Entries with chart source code
○ ○ ○ ○ ○ ○ ○

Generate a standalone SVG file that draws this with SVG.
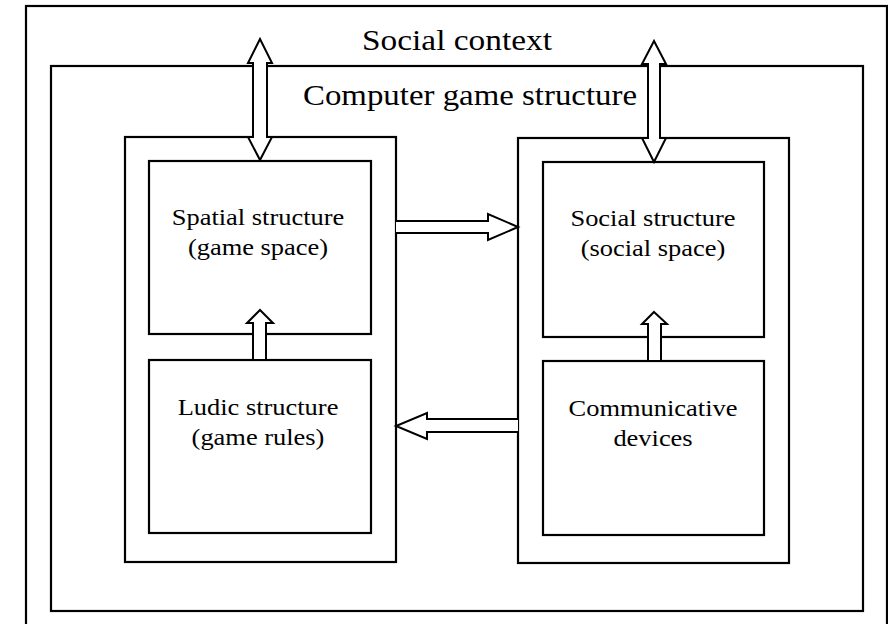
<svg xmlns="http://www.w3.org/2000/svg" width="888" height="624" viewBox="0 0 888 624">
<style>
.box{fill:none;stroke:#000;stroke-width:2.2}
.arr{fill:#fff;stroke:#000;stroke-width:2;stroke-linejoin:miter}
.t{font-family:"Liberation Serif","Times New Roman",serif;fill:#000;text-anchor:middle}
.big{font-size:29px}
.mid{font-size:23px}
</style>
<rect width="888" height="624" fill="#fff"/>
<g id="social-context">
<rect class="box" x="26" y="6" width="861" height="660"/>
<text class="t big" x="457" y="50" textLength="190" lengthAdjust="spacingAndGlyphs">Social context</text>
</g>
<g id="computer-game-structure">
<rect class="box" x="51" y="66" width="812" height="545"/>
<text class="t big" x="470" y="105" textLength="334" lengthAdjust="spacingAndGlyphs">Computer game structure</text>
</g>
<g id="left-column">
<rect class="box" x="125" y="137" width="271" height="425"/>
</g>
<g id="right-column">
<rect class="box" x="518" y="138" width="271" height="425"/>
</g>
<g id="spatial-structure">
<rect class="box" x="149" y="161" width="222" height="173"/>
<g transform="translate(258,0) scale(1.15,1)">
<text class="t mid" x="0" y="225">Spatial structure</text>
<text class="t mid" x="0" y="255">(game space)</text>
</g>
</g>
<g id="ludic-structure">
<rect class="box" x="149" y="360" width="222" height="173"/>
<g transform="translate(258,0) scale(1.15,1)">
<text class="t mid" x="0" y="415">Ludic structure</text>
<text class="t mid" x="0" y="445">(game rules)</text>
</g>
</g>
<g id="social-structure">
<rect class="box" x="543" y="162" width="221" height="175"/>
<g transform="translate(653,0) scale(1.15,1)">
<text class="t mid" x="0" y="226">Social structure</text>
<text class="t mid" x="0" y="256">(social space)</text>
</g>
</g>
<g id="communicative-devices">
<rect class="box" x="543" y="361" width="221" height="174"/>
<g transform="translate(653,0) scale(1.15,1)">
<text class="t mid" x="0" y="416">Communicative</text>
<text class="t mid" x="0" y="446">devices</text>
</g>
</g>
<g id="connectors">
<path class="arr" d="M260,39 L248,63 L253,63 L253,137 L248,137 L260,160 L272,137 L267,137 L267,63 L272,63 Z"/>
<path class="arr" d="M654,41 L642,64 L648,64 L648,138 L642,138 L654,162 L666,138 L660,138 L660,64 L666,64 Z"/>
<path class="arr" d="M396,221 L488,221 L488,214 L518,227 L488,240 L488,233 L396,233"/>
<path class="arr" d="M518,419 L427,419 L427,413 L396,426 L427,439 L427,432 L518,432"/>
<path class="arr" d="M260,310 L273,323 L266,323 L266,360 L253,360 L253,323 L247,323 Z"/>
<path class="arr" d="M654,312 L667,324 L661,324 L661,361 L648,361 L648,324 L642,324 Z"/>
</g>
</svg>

○ ○ ○ ○ ○ ○ ○

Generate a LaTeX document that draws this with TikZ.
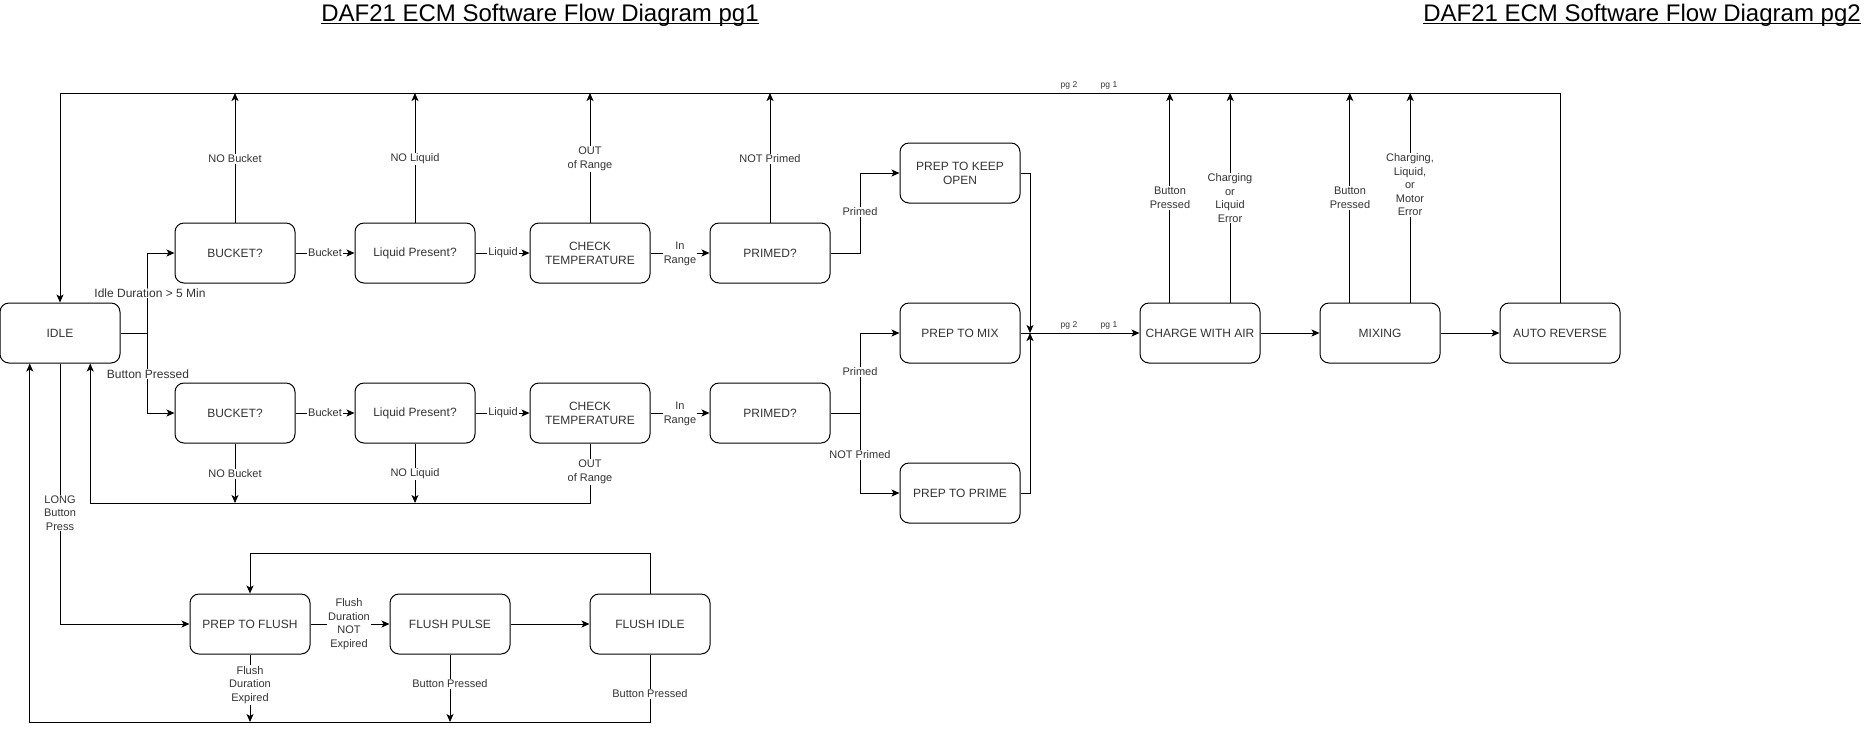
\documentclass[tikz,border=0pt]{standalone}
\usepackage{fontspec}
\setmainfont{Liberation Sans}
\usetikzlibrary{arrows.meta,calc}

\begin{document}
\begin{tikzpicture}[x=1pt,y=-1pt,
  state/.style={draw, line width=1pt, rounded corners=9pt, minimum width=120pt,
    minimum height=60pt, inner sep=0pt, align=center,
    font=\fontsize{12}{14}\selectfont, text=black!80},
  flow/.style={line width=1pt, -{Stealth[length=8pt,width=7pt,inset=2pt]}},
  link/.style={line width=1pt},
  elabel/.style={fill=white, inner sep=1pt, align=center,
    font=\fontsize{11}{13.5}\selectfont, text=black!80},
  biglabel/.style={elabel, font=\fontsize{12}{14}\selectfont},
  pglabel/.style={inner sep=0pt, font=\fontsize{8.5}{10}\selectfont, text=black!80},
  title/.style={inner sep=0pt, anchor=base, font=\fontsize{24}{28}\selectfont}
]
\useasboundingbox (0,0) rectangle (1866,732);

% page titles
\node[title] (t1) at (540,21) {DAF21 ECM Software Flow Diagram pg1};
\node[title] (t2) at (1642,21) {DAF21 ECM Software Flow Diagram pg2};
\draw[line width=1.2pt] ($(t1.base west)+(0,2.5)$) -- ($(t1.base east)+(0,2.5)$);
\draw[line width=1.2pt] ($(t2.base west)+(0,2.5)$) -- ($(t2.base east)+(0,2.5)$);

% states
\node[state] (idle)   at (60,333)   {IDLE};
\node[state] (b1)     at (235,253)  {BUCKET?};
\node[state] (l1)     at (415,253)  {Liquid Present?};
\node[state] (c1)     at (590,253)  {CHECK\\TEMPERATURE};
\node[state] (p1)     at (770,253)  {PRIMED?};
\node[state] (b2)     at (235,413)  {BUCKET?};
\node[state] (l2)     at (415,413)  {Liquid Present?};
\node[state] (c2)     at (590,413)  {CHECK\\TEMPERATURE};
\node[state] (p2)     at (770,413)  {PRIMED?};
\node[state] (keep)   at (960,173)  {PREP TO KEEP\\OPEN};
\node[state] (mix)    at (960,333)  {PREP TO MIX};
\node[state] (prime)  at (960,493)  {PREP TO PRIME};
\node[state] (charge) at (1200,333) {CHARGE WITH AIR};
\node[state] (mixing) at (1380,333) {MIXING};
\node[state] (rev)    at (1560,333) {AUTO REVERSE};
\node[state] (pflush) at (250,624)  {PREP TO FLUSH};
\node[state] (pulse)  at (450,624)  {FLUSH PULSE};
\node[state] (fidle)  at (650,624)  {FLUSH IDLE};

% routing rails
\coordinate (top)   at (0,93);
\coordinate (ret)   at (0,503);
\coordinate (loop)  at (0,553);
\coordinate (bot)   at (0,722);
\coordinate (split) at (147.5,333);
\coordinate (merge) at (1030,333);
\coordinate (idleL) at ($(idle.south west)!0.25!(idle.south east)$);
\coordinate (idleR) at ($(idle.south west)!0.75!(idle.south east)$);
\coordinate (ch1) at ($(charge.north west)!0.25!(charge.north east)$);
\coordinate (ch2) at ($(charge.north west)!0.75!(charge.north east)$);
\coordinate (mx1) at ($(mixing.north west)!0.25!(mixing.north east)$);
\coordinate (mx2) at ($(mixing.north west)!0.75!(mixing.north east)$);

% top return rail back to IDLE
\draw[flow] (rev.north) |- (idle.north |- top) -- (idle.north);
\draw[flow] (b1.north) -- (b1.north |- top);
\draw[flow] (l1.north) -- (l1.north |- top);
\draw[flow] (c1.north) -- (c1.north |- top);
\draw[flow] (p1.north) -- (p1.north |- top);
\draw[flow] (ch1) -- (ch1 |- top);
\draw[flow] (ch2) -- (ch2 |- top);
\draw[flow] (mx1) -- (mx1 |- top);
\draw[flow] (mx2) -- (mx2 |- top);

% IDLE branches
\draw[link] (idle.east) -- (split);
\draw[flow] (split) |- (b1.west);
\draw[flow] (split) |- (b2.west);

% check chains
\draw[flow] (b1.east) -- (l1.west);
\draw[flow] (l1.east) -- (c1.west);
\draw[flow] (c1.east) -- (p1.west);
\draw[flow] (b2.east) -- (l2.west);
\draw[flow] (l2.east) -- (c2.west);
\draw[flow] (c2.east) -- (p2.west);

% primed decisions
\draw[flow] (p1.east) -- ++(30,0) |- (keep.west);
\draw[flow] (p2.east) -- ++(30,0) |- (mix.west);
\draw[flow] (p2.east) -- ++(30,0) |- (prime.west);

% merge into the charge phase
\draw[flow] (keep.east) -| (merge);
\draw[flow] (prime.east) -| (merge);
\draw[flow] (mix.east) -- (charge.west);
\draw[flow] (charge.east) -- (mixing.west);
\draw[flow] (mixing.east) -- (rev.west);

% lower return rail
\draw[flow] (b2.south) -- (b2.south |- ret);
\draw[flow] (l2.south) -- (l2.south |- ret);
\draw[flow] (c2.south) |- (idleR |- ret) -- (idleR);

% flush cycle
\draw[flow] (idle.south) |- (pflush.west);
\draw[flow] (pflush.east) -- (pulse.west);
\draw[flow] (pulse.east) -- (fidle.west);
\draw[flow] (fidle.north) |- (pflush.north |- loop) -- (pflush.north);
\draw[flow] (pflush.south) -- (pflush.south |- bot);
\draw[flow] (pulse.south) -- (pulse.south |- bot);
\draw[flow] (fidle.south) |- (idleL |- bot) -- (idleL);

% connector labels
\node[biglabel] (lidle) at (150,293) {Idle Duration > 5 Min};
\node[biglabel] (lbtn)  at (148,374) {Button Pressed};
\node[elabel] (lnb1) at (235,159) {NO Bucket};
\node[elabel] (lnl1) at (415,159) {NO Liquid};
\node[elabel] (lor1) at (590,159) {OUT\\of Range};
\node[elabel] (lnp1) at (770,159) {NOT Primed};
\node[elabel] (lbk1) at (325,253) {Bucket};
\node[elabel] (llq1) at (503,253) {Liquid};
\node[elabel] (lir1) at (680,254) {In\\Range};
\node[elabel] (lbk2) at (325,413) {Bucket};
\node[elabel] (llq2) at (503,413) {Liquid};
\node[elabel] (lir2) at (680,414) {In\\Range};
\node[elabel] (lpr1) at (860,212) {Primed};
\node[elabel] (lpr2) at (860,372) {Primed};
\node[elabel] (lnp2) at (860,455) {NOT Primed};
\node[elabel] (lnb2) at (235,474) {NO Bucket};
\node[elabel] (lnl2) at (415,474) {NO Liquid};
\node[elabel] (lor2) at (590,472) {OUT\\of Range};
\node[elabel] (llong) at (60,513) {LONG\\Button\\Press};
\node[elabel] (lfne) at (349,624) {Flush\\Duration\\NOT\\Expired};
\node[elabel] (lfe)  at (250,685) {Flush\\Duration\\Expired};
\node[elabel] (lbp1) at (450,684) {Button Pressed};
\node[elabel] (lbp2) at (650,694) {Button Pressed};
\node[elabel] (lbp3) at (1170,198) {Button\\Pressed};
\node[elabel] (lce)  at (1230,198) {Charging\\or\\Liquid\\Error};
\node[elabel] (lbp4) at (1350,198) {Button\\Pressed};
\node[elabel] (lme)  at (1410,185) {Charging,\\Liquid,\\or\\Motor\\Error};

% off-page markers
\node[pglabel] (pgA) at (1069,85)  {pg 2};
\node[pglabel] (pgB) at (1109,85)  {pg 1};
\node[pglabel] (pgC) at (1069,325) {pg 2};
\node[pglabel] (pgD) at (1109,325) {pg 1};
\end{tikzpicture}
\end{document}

○ ○ ○ ○ ○ ○ ○

- THE PROBLEM -
Copy out each line of the data containing the string "that".

- COMPLETE OUTPUT -
Generate a standalone SVG file that draws this with SVG.
Generate a LaTeX document that draws this with TikZ.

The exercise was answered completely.